[Spambayes] Critique of Graham's math

Tim Peters tim.one@comcast.net
Tue, 17 Sep 2002 18:58:06 -0400


<http://radio.weblogs.com/0101454/stories/2002/09/16/spamDetection.html>

appears to be a reasonable critique of Paul Graham's math.  I griped about
some of these things on Python-Dev before the results got so good that I
couldn't care much anymore <0.5 wink>.  Note that we've already removed most
of the biases in Graham's original formulation, but HAMBIAS still does too
much good to get rid of, and I'm still wrestling with trying to give more
weight to indicators with more evidence to back them up.

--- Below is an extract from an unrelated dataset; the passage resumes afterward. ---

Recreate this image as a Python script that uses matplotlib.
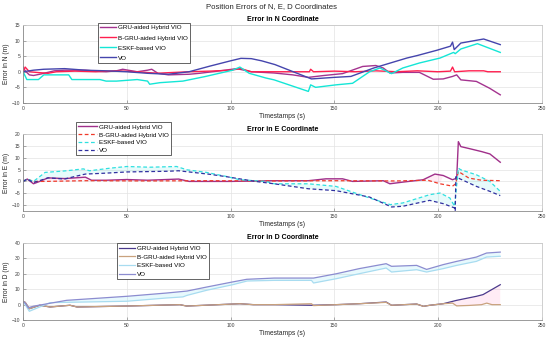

Gary Robinson has other ideas worth testing, although he's mistaken about
"It is also worth noting that this reduces to Paul's original approach if
you set a=0":  it's another peculiarity of Graham's scheme that
update_probabilities() counts the number of times a word appears in a msg,
but that spamprob() only looks at "no times, or at least once".  Robinson's
claim would be true if update_probabilities() (like spamprob()) also limited
itself to a pure "it's there or it's not there" distinction.

Heh:  I see that Graham's own writeup has quietly changed what we call
UNKNOWN_SPAMPROB from 0.2 to 0.4.  I'm leaving it at our 0.5 <wink>.